Investing.com - Oil prices were lower on Tuesday, amid news that the U.S. had asked OPEC to increase its supply output.
Crude oil futures decreased 0.25% to $64.59 a barrel as of 10:50 AM ET (14:50 GMT). Meanwhile Brent crude futures, the benchmark for oil prices outside the U.S., slumped 159% to $74.09.
The price of oil was held back after reports that the U.S. had unofficially asked the Organization of the Petroleum Exporting Countrie and Russia to raise its oil output, with no specific figure cited.
Reuters reported May 25 that the group was considering raising supply by one million barrels per day as early as June, as the organization faces losses from Venezuela and Iran.
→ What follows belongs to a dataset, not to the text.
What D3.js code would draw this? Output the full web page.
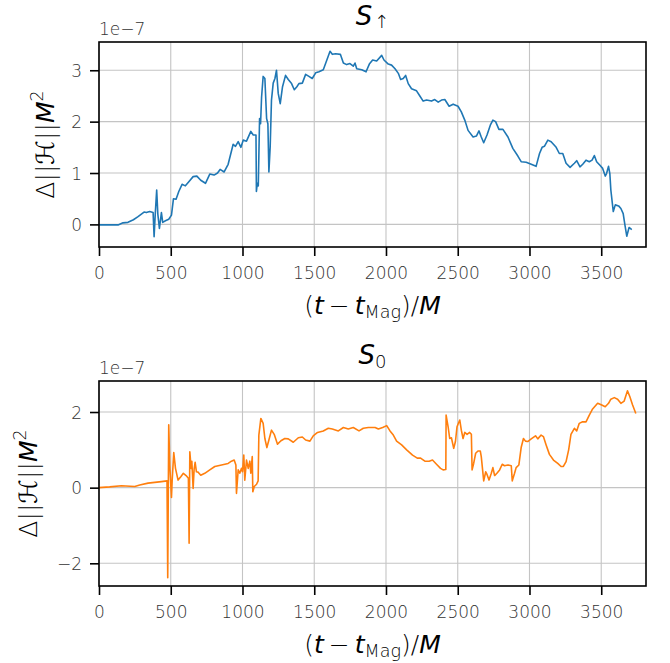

The organization is set to meet in Vienna on June 22. OPEC has been cutting crude output by 1.8 million barrels per day (bpd) to prop up oil prices. The pact began in January 2017 and is set to expire at the end of 2018.
Prices were also held back by concern that the U.S. is increasing production, after two oil rigs were added in the U.S. in the week of June 1, bringing the total count to 861, according to data from Baker Hughes on Friday. It was the highest level rig count since March 2015.
Investors will look closely to data this week on U.S. commercial crude inventories to gauge how fast American supply will rise.
The American Petroleum Institute releases it weekly data on U.S. crude oil inventories at 4:30 PM ET (20:30 GMT) on Tuesday, followed by the EIA report at 10:30 AM ET (14:30 GMT) on Wednesday.
In other energy trading, Gasoline RBOB Futures decreased 1.46% at $2.0935 a gallon, while heating oil fell 1.45% to $2.1215 a gallon. Natural gas futures was down 1.40% to $2.889 per million British thermal units.